Il y a un peu plus d’un an , je vous disais tout le bien que je pensais de Daran (le nom d'artiste de Jean Jacques Daran, son nom complet), un auteur compositeur interprète phare de la scène français dont le talent n’était, en France, du moins, pas reccnnu à mon sens, à la hauteur de sa valeur.
Ce que j’ignorais évidemment à l’époque, c’est qu’un an après, j’allais pouvoir dire(tout ce bien en question) directement de vive voix à l’artiste en question, puisque dans le cadre de la sortie de son nouveau disque "Le monde perdu", j’ai eu l’immense privilège la semaine passée de dialoguer plus d’une demi heure au téléphone avec Daran.

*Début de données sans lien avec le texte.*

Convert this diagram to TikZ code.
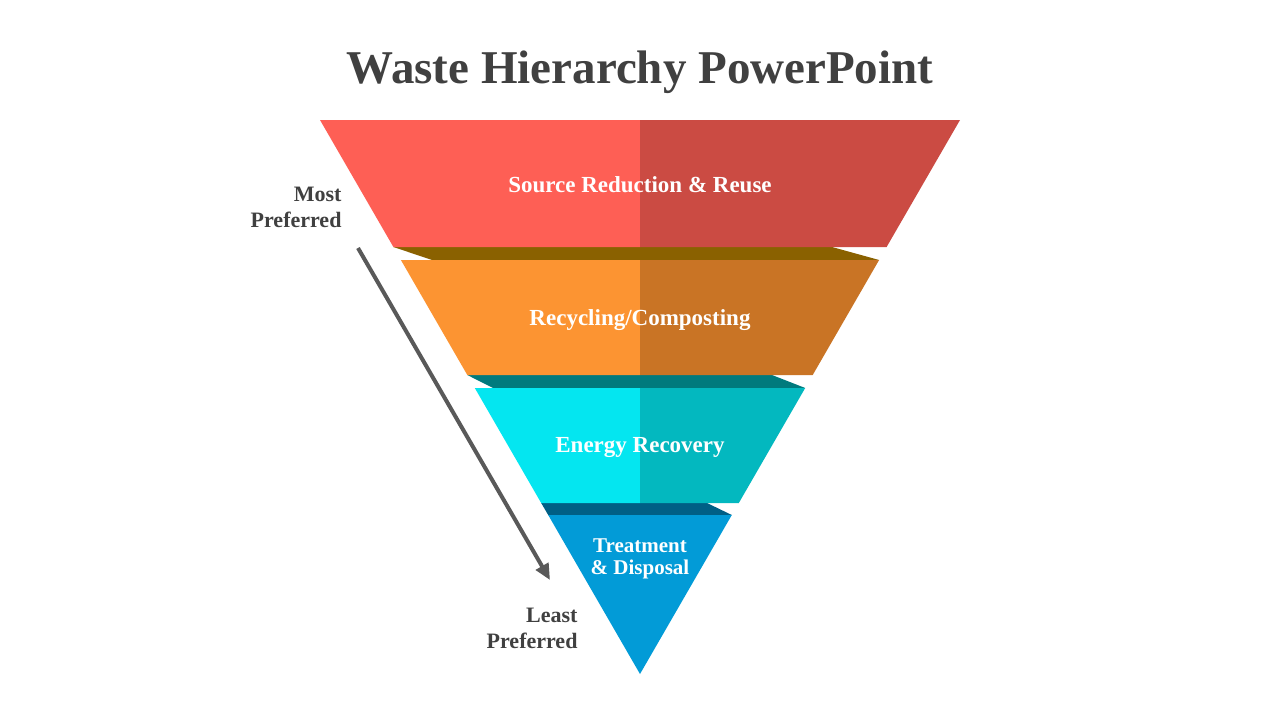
\documentclass[tikz,border=0pt]{standalone}
\usepackage{fontspec}
\setmainfont{Liberation Serif}
\usetikzlibrary{arrows.meta, positioning}
\definecolor{credL}{HTML}{FE5F55}
\definecolor{credR}{HTML}{CB4B43}
\definecolor{cbrown}{HTML}{8A6100}
\definecolor{corangeL}{HTML}{FC9432}
\definecolor{corangeR}{HTML}{C97425}
\definecolor{cteal}{HTML}{007A7D}
\definecolor{ccyanL}{HTML}{04E6F0}
\definecolor{ccyanR}{HTML}{03B8BF}
\definecolor{cnavy}{HTML}{005F85}
\definecolor{cblue}{HTML}{029BD7}
\definecolor{cgrey}{HTML}{404040}
\definecolor{carrow}{HTML}{595959}
\tikzset{
  every picture/.style={x=1pt, y=-1pt},
  level/.style={fill=#1, draw=none},
  label/.style={text=white, font=\fontsize{23}{26}\selectfont\bfseries, align=center},
  side/.style={text=cgrey, font=\fontsize{22}{26}\selectfont\bfseries, align=right},
  title/.style={text=cgrey, font=\fontsize{47}{52}\selectfont\bfseries},
  arrow/.style={-{Triangle[length=16pt, width=14pt]}, draw=carrow, line width=4pt},
}
\begin{document}
\begin{tikzpicture}
  \useasboundingbox[fill=white] (0,0) rectangle (1280,720);
  \node[title] (title) at (640,72) {Waste Hierarchy PowerPoint};
  % shading bands under each level
  \fill[level=cbrown] (393.4,247) -- (832,247) -- (879.1,260) -- (432,260) -- cycle;
  \fill[level=cteal] (467.3,375) -- (772,375) -- (805.2,388) -- (493,388) -- cycle;
  \fill[level=cnavy] (541.2,503) -- (707,503) -- (731.8,515) -- (548.2,515) -- cycle;
  % levels, light left half and dark right half
  \fill[level=credL] (320,120) -- (640,120) -- (640,247) -- (393.4,247) -- cycle;
  \fill[level=credR] (640,120) -- (960,120) -- (886.6,247) -- (640,247) -- cycle;
  \fill[level=corangeL] (400.9,260) -- (640,260) -- (640,375) -- (467.3,375) -- cycle;
  \fill[level=corangeR] (640,260) -- (879.1,260) -- (812.7,375) -- (640,375) -- cycle;
  \fill[level=ccyanL] (474.8,388) -- (640,388) -- (640,503) -- (541.2,503) -- cycle;
  \fill[level=ccyanR] (640,388) -- (805.2,388) -- (738.8,503) -- (640,503) -- cycle;
  \fill[level=cblue] (548.2,515) -- (731.8,515) -- (640,674) -- cycle;
  \node[label] (source) at (640,185) {Source Reduction \& Reuse};
  \node[label] (recycling) at (640,320) {Recycling/Composting};
  \node[label] (energy) at (640,448) {Energy Recovery};
  \node[label, font=\fontsize{21}{22}\selectfont\bfseries] (treatment) at (640,559) {Treatment\\\& Disposal};
  \node[side, anchor=east] (most) at (345,207) {Most\\Preferred};
  \node[side, anchor=east] (least) at (581,628) {Least\\Preferred};
  \coordinate (top) at (358,248);
  \coordinate (bottom) at (550,580);
  \draw[arrow] (top) -- (bottom);
\end{tikzpicture}
\end{document}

Je lui ai notamment parlé de ce magnifiquealbum Le petit peuple du bitume en 2007, qui pour moi, est incontestablement un des plus grands albums de rock français de ces dix dernières années, composé de pas mal de longues plages, aux solos instrument aux longs et ébouriffants, contenait quelques perles exceptionnelles, comme un Mouvement des Marées, et que j’étais ravi d’avoir eu 5 ans après cet album et cet exil volontaire au Québecdes nouvelles en 2012 avec un album "L’homme dont les bras sont des branches" de très belle tenue, puis à peine deux ans plus tard ce "Monde Perdu "que je me suis empressé d’écouter avec toute l’attention que ce joyau mérite..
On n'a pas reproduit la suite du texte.